Mit Argwohn wird vor allem das "Project 2025" betrachtet, hinter dem insbesondere die scharf rechts ausgerichtete Heritage Foundation steht, die einen mehr als 900 Seiten starken Leitfaden vorlegte, wie sich die USA unter einem republikanischen Präsidenten verändern soll. Offiziell hat Trump damit nichts zu tun, wie er selbst betont. Einzelne Punkte weist er zurück. Aber es ist klar, dass er ausführen soll, was sich die Strategen ausgedacht haben. Sie wollen insbesondere verhindern, dass Trump wie 2017 auf Angestellte trifft, die sich weigern, ihm zu dienen.
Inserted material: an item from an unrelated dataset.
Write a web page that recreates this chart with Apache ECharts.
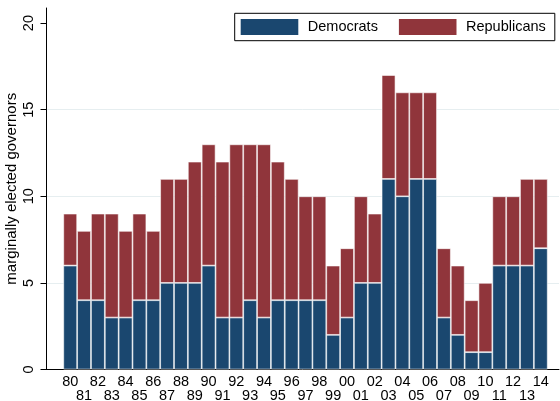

Zentraler Baustein des "Project 2025" ist es, bis zu 50.000 Bundesbedienstete rauszukicken, die aus republikanischer Sicht als illoyal gelten, auch weil sie den Demokraten zuneigen, und sie durch Leute zu ersetzen, die den sogenannten "tiefen Staat" auffliegen lassen sollen. "Der Präsident wird am ersten Tag eine Abrissbirne für den Verwaltungsstaat sein", sagte Russell Vought, der in der Trump-Regierung arbeitete und bei der Bewegung mitwirkt.
Das deckt sich mit dem, was der 77-Jährige antwortete, als er im Dezember bei Fox News gefragt worden ist, ob er den Diktator geben wolle: "Versprechen Sie heute Abend Amerika, dass Sie Ihre Macht nicht missbrauchen und Vergeltung üben werden?" Der Studiogast sagte: "Außer am ersten Tag." Er werde die mexikanisch-amerikanische Grenze dichtmachen und die Ölförderung ausweiten. Der Moderator hakte nach: Machtmissbrauch oder nicht? "Nein, nein", sagte Trump: "Nur an Tag eins. Wir machen die Grenze zu und bohren, bohren, bohren. Danach bin ich kein Diktator mehr." Das Publikum jubelte und klatschte.